Newsweek Drops a Bomb – Detroit Community-Engaged Research Program

Newsweek Drops a Bomb

Before you read this blog post go on and read this wonderful article so you can get a little context on what I am talking about.

On the first day of work my boss Ronda Anderson told me to read this article, so I could catch up on the area and what is happening. I was taken on a roller coaster of emotions, flip-flopping from anger, despair and hope. A prominent cause for my anger is the state of Michigan, and specifically the Department of Environmental Quality for continually prioritizing the bottom lines of corporations and not the health and lives of the people who live around said corporations. Though frankly I am not surprised by this as they are the same people who let the Flint water crisis happen, that does not stop the anger though. The anger quickly subsides to me thinking that the world is completely and utterly screwed. That feeling continues to fight with my blind optimism and naiveté. This article does point out that there are people who genuinely care and who are actively fighting for the communities of River Rouge, Ecorse, and 48217 (Southwest Detroit). They’re only people though, and even though corporations are technically people, it’s like David and Goliath. It’s an X-Wing versus a Death Star without any exploitable faults, or me versus a Transformer. Point being, it is a bleak situation.

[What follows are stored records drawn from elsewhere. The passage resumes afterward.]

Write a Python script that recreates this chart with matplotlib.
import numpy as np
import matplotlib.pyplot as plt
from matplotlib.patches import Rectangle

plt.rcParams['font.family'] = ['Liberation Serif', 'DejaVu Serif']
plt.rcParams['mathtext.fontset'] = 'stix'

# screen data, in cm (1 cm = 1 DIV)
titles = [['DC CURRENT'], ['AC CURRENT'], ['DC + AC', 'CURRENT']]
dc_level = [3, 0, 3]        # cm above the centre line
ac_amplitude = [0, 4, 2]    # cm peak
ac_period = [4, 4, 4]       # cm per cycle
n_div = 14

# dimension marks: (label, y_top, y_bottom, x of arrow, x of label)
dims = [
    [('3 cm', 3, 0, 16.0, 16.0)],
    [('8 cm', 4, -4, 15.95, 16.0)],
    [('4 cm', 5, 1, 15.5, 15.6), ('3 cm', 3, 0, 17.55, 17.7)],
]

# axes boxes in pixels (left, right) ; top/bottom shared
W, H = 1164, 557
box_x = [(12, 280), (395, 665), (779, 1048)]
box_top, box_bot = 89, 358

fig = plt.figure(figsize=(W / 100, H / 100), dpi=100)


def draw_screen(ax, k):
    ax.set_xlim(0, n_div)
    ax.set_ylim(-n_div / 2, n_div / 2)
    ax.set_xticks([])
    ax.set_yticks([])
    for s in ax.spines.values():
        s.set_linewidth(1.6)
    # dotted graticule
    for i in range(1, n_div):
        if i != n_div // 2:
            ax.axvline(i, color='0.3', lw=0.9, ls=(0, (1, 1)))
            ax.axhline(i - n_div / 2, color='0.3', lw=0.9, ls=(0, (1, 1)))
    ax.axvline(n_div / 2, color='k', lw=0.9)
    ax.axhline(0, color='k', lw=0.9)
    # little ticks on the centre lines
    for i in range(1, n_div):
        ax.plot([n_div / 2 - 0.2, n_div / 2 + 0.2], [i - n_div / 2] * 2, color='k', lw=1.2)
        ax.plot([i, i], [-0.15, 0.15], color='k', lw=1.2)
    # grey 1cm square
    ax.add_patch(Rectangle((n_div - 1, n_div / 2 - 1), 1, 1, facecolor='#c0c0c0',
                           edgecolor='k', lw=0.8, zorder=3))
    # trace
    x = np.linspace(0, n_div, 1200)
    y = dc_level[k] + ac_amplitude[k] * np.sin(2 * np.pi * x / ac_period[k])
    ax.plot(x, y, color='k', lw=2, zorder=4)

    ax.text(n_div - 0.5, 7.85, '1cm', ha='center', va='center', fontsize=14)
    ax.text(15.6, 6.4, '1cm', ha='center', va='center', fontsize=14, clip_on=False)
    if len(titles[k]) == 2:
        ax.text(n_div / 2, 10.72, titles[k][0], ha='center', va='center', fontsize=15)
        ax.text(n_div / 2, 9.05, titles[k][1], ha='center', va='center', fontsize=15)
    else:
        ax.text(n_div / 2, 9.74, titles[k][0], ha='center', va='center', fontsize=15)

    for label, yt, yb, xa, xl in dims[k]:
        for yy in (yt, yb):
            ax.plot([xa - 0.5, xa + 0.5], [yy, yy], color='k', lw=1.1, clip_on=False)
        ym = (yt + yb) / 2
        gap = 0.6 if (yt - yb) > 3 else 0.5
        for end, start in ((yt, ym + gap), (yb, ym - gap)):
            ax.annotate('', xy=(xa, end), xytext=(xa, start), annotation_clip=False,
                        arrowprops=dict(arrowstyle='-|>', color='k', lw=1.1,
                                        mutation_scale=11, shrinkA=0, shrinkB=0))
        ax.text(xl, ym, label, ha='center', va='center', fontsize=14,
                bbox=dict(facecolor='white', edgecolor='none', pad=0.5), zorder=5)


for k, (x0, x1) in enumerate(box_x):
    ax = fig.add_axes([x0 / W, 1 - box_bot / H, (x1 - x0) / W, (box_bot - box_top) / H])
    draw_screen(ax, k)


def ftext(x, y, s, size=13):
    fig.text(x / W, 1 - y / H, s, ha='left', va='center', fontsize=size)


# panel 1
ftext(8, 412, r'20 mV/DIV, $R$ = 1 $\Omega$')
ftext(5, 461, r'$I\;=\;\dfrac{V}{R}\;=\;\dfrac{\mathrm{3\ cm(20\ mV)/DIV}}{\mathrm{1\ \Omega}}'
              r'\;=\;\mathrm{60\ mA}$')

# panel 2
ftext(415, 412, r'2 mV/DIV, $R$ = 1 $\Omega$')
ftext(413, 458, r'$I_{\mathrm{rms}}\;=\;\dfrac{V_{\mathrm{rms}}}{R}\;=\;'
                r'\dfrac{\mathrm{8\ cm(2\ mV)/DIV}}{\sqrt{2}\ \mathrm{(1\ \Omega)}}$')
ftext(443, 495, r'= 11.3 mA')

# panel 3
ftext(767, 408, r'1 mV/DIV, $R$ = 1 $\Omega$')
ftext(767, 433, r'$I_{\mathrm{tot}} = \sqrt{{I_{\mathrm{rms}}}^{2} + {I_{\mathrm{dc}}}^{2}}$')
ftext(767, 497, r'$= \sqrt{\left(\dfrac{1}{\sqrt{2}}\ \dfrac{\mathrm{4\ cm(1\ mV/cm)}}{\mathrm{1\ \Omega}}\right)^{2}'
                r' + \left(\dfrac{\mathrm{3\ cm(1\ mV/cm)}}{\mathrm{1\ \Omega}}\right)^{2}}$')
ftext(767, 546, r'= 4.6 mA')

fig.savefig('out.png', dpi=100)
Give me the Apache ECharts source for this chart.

The thing is when I learned about the industrial revolution and read about the slums that people lived in, coated in pollutants that poured out of smokestacks, I thought that was a thing of the past. It isn’t, it never was, the pollution is still there pouring out of the smokestacks, people still live beneath those smokestacks and inhale those pollutants daily. It is shameful that we allow for thousands of people to be poisoned for economic purposes. Then again good things happen too, the coal plant in River Rouge is going to be shuttered in a few years, bringing an immediate increase in air quality to the region. There is the Clean Power Plan that will help bring a wave of environmentally friendly development to the area. There is also a new air monitor that will be installed thanks to work done by community members at New Mount Hermon Baptist church in 48217. Even though the situation is quite bleak, which the article certainly illustrates, there is still reason to stay hopeful. So even if the state could not care less about what happens to the communities, so long as all of the amazing people, mentioned and unmentioned in the article, continue to have hope and continue to work hard each day trying to improve the lives of people, then at the very least I can work my hardest and be hopeful as well.

1 thought on “Newsweek Drops a Bomb”

  1. Really cool point about the terrible living conditions during the Industrial Revolution never going away, never thought about it like that. The combination of optimism and a bleak reality you speak of resonates with me, and I too feel it isn’t too late for us all to be doomed. The Sierra Club is doing great stuff.